Existing Structures, Missed Opportunities
The Department of Cooperatives, under the Ministry of Commerce, Industry and Cooperatives, remains largely underfunded and reactive. This is underscored by the fact that, while it records a high number of cooperative registrations annually, these cooperatives often lack follow-up: no capacity building, no audit support, no digitisation tools, and no funding pathways.
Funding bodies like the LSETF largely bypass cooperatives in favour of individual entrepreneurs. LASRRA, which has biometric data on millions of residents, could easily provide verification infrastructure for cooperative transparency—but this integration hasn’t materialised.
What Lagos lacks is a deliberate strategy to reposition cooperatives as modern economic vehicles—not just community thrift groups.
What Lagos Must Do Differently
To reposition cooperatives as engines of urban inclusion, the state must:
- Establish a Lagos State Cooperative Development Authority (LSCDA) to lead policy innovation, digital reform, and sector-specific investment.
- Prioritise cooperatives in key sectors: agriculture, housing, transport, healthcare, and creative enterprise.
- Digitise cooperative operations through LASRRA-linked verification, mobile payments, and transparent records.
- Invest in cooperative education—particularly for youth, artisans, market women, and transport workers.
- Integrate cooperatives into smart city and MSME policy frameworks.
What to Avoid
- Politicising cooperatives for electoral or patronage purposes. Trust must be built, not bought.

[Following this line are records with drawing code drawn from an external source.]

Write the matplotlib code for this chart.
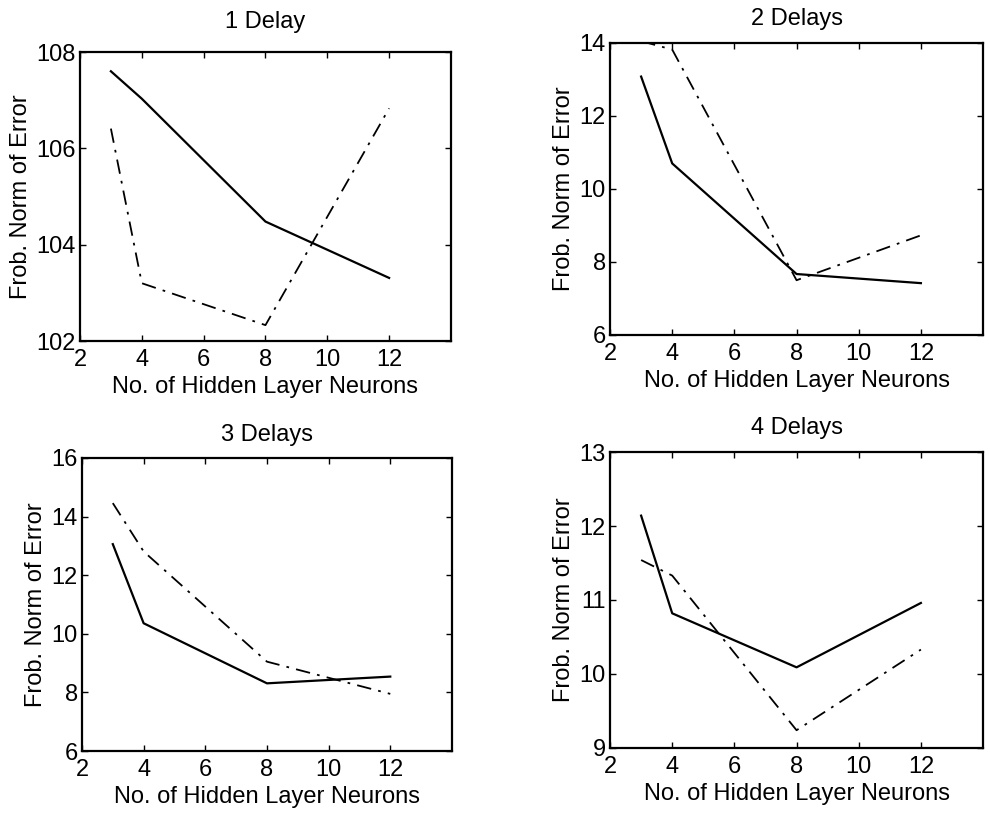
import matplotlib.pyplot as plt

plt.rcParams['font.family'] = ['Liberation Sans', 'DejaVu Sans']

neurons = [3, 4, 8, 12]

titles = ['1 Delay', '2 Delays', '3 Delays', '4 Delays']

solid_vals = [
    [107.6, 107.03, 104.48, 103.31],
    [13.08, 10.70, 7.67, 7.42],
    [13.06, 10.36, 8.31, 8.54],
    [12.14, 10.82, 10.09, 10.96],
]

dashdot_vals = [
    [106.41, 103.2, 102.33, 106.83],
    [14.05, 13.82, 7.5, 8.73],
    [14.46, 12.81, 9.05, 7.95],
    [11.54, 11.33, 9.24, 10.33],
]

y_limits = [(102, 108), (6, 14), (6, 16), (9, 13)]
y_ticks = [
    [102, 104, 106, 108],
    [6, 8, 10, 12, 14],
    [6, 8, 10, 12, 14, 16],
    [9, 10, 11, 12, 13],
]
x_ticks = [2, 4, 6, 8, 10, 12]

# axes boxes in figure fractions [left, bottom, width, height]
boxes = [
    [0.0808, 0.5836, 0.3747, 0.3529],
    [0.6162, 0.5910, 0.3768, 0.3565],
    [0.0828, 0.0830, 0.3737, 0.3578],
    [0.6162, 0.0867, 0.3768, 0.3614],
]
title_pads = [17, 13, 12, 13]

fig = plt.figure(figsize=(9.9, 8.19), dpi=100)

for i in range(4):
    ax = fig.add_axes(boxes[i])
    ax.plot(neurons, solid_vals[i], color='black', linewidth=1.6, linestyle='-')
    ax.plot(neurons, dashdot_vals[i], color='black', linewidth=1.3,
            linestyle=(0, (8, 4, 1.5, 4)))
    ax.set_xlim(2, 14)
    ax.set_ylim(*y_limits[i])
    ax.set_xticks(x_ticks)
    ax.set_yticks(y_ticks[i])
    ax.tick_params(direction='in', top=True, right=True, length=4,
                   width=1, labelsize=17, pad=3)
    ax.tick_params(axis='x', pad=5.5)
    for sp in ax.spines.values():
        sp.set_linewidth(1.6)
    ax.set_title(titles[i], fontsize=17, pad=title_pads[i])
    ax.set_xlabel('No. of Hidden Layer Neurons', fontsize=17, labelpad=4)
    ax.set_ylabel('Frob. Norm of Error', fontsize=17, labelpad=3)

fig.savefig('out.png', dpi=100)
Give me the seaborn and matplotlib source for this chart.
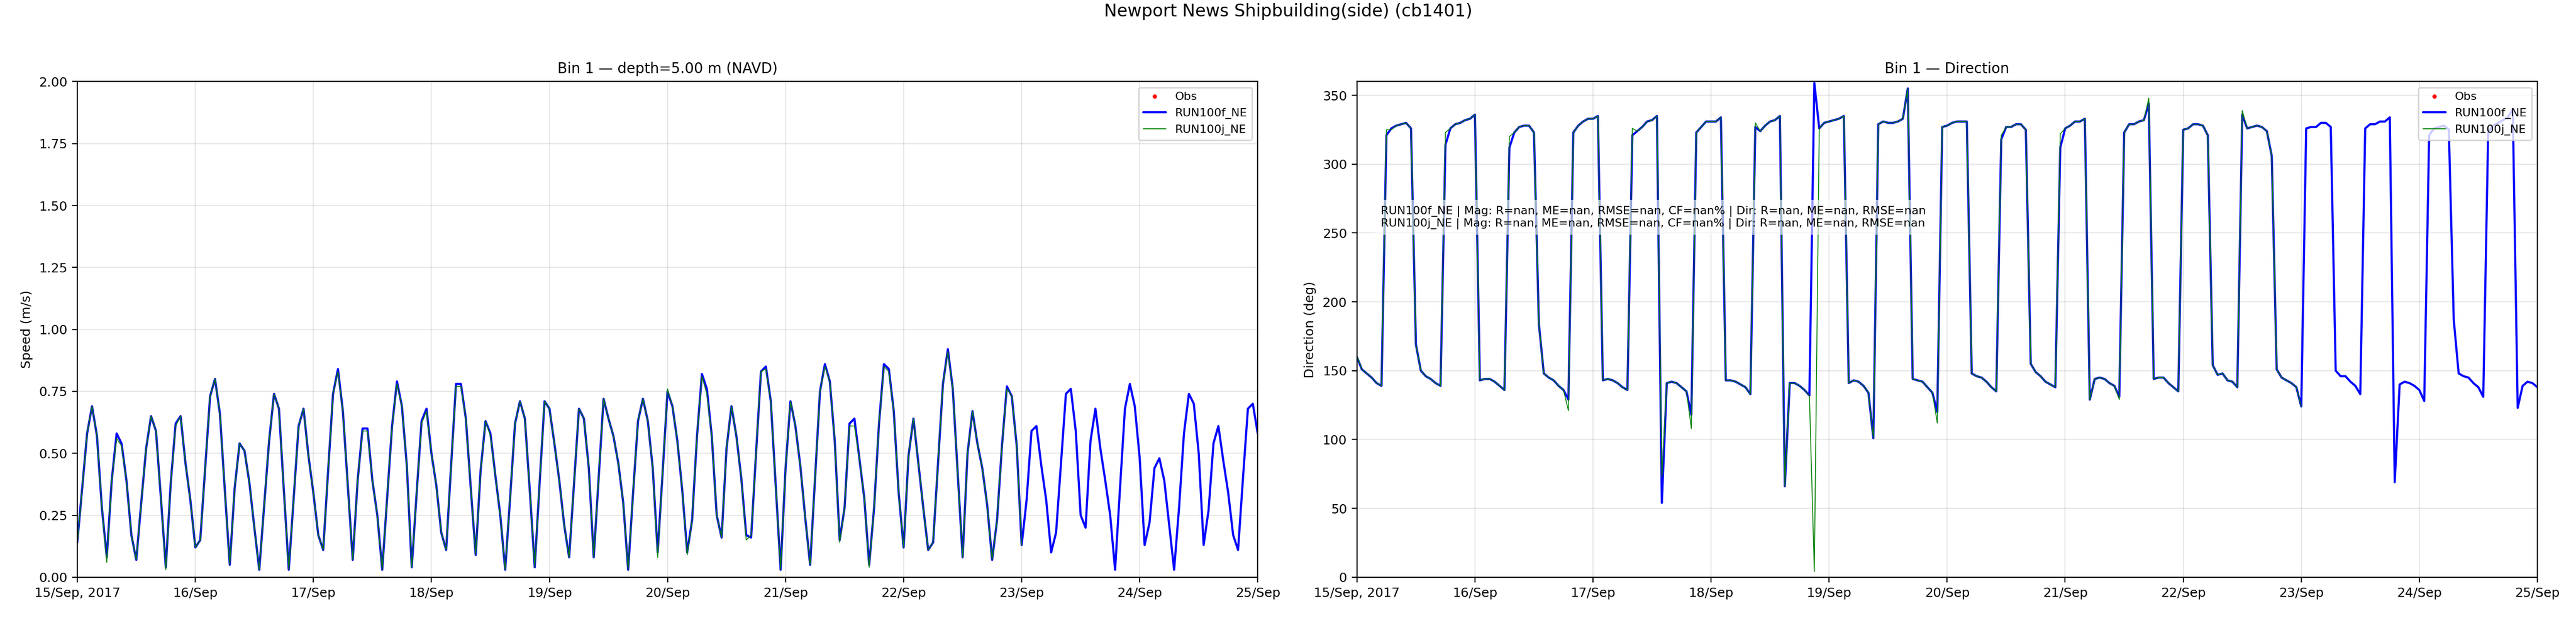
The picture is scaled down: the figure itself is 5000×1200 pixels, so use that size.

- Bureaucracy-heavy processes that discourage registration or innovation.
- Uniform solutions: sectoral needs differ—transport co-ops need fleet insurance schemes; creative co-ops need content rights support.
Final Word
As Lagos envisions itself as a smart, inclusive megacity, cooperatives can serve as community-led infrastructure for progress. They can de-risk the credit system, build trust within the informal sector, and allow government interventions to land more effectively.
ICA Director General Jeroen Douglas has described cooperatives as a “symbol of hope in a world often driven by profit over people and individualism over collective interest.” This is a challenge—and an invitation—for Lagos to rethink how it mobilises its greatest economic asset: the people.
The tools already exist. The Lagos State Government doesn’t need to reinvent them. It simply needs to recognise the cooperative model as a strategic pillar, strengthen the institutions that support it, and give it the room to flourish.
- Nkanu Egbe, journalist and economist, is the Publisher/Editor, Lagos Metropolitan.